Supplied data:
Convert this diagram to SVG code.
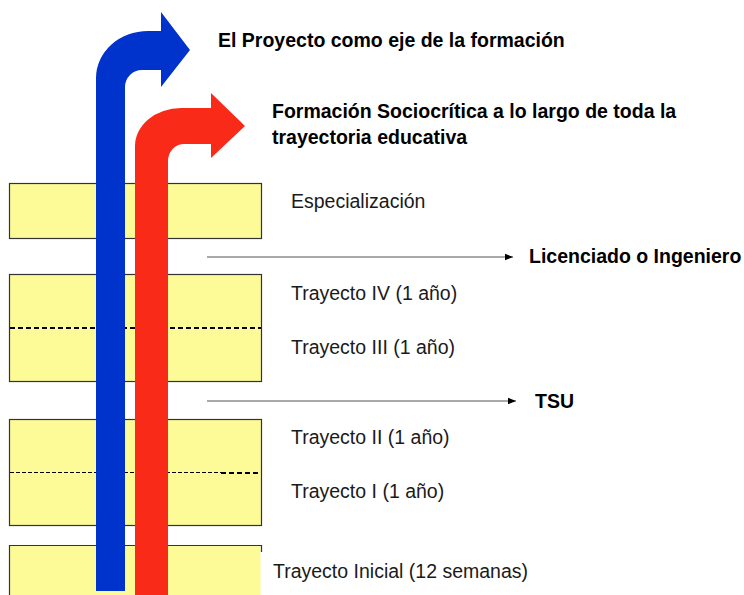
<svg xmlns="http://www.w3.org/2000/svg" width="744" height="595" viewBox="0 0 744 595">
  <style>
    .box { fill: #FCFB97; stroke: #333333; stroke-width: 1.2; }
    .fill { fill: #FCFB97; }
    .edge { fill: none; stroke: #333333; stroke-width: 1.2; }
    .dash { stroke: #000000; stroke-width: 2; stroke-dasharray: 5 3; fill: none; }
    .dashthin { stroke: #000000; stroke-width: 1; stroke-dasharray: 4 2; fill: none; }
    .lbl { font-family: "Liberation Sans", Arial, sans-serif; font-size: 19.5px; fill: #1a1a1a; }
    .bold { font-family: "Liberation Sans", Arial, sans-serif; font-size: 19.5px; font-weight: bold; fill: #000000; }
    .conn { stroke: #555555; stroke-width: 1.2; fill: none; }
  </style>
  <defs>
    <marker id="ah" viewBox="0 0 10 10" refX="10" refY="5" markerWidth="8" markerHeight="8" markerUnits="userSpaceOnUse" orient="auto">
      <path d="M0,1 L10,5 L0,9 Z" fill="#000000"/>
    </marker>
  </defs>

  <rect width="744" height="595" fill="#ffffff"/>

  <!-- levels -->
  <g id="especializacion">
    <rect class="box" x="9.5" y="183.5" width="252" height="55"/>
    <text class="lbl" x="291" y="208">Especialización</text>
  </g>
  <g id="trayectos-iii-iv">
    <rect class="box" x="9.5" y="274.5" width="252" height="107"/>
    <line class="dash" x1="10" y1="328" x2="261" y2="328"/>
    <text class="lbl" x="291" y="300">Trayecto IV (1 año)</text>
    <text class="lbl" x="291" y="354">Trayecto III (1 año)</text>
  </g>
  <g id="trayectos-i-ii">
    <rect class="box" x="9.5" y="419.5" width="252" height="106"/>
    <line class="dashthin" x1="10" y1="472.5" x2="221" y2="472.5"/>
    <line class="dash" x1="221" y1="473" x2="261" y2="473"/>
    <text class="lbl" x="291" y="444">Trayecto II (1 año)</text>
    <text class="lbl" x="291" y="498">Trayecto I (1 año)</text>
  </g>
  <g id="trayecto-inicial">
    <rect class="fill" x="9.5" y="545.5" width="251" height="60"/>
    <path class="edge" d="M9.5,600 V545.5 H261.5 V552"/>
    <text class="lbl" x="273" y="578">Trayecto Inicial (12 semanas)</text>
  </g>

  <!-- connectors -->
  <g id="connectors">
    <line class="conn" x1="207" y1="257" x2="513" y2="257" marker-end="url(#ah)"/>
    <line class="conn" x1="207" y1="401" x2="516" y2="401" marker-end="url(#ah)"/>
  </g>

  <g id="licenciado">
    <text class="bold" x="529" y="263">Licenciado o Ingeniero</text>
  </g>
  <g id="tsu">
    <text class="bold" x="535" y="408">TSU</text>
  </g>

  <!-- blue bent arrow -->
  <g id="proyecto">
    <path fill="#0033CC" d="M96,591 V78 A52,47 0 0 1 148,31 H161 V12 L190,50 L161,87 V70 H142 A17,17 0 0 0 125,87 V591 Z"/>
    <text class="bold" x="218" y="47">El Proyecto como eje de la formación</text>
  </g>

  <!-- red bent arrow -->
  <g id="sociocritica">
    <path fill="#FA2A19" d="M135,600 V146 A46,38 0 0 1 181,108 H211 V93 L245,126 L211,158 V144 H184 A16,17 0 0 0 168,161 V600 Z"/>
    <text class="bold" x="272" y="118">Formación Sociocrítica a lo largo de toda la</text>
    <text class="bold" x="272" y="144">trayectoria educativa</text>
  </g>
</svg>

Your goal: Without the pictures, print the whole listing exactly as given.

Correct response:
Convert this diagram to SVG code.
<svg xmlns="http://www.w3.org/2000/svg" width="744" height="595" viewBox="0 0 744 595">
  <style>
    .box { fill: #FCFB97; stroke: #333333; stroke-width: 1.2; }
    .fill { fill: #FCFB97; }
    .edge { fill: none; stroke: #333333; stroke-width: 1.2; }
    .dash { stroke: #000000; stroke-width: 2; stroke-dasharray: 5 3; fill: none; }
    .dashthin { stroke: #000000; stroke-width: 1; stroke-dasharray: 4 2; fill: none; }
    .lbl { font-family: "Liberation Sans", Arial, sans-serif; font-size: 19.5px; fill: #1a1a1a; }
    .bold { font-family: "Liberation Sans", Arial, sans-serif; font-size: 19.5px; font-weight: bold; fill: #000000; }
    .conn { stroke: #555555; stroke-width: 1.2; fill: none; }
  </style>
  <defs>
    <marker id="ah" viewBox="0 0 10 10" refX="10" refY="5" markerWidth="8" markerHeight="8" markerUnits="userSpaceOnUse" orient="auto">
      <path d="M0,1 L10,5 L0,9 Z" fill="#000000"/>
    </marker>
  </defs>

  <rect width="744" height="595" fill="#ffffff"/>

  <!-- levels -->
  <g id="especializacion">
    <rect class="box" x="9.5" y="183.5" width="252" height="55"/>
    <text class="lbl" x="291" y="208">Especialización</text>
  </g>
  <g id="trayectos-iii-iv">
    <rect class="box" x="9.5" y="274.5" width="252" height="107"/>
    <line class="dash" x1="10" y1="328" x2="261" y2="328"/>
    <text class="lbl" x="291" y="300">Trayecto IV (1 año)</text>
    <text class="lbl" x="291" y="354">Trayecto III (1 año)</text>
  </g>
  <g id="trayectos-i-ii">
    <rect class="box" x="9.5" y="419.5" width="252" height="106"/>
    <line class="dashthin" x1="10" y1="472.5" x2="221" y2="472.5"/>
    <line class="dash" x1="221" y1="473" x2="261" y2="473"/>
    <text class="lbl" x="291" y="444">Trayecto II (1 año)</text>
    <text class="lbl" x="291" y="498">Trayecto I (1 año)</text>
  </g>
  <g id="trayecto-inicial">
    <rect class="fill" x="9.5" y="545.5" width="251" height="60"/>
    <path class="edge" d="M9.5,600 V545.5 H261.5 V552"/>
    <text class="lbl" x="273" y="578">Trayecto Inicial (12 semanas)</text>
  </g>

  <!-- connectors -->
  <g id="connectors">
    <line class="conn" x1="207" y1="257" x2="513" y2="257" marker-end="url(#ah)"/>
    <line class="conn" x1="207" y1="401" x2="516" y2="401" marker-end="url(#ah)"/>
  </g>

  <g id="licenciado">
    <text class="bold" x="529" y="263">Licenciado o Ingeniero</text>
  </g>
  <g id="tsu">
    <text class="bold" x="535" y="408">TSU</text>
  </g>

  <!-- blue bent arrow -->
  <g id="proyecto">
    <path fill="#0033CC" d="M96,591 V78 A52,47 0 0 1 148,31 H161 V12 L190,50 L161,87 V70 H142 A17,17 0 0 0 125,87 V591 Z"/>
    <text class="bold" x="218" y="47">El Proyecto como eje de la formación</text>
  </g>

  <!-- red bent arrow -->
  <g id="sociocritica">
    <path fill="#FA2A19" d="M135,600 V146 A46,38 0 0 1 181,108 H211 V93 L245,126 L211,158 V144 H184 A16,17 0 0 0 168,161 V600 Z"/>
    <text class="bold" x="272" y="118">Formación Sociocrítica a lo largo de toda la</text>
    <text class="bold" x="272" y="144">trayectoria educativa</text>
  </g>
</svg>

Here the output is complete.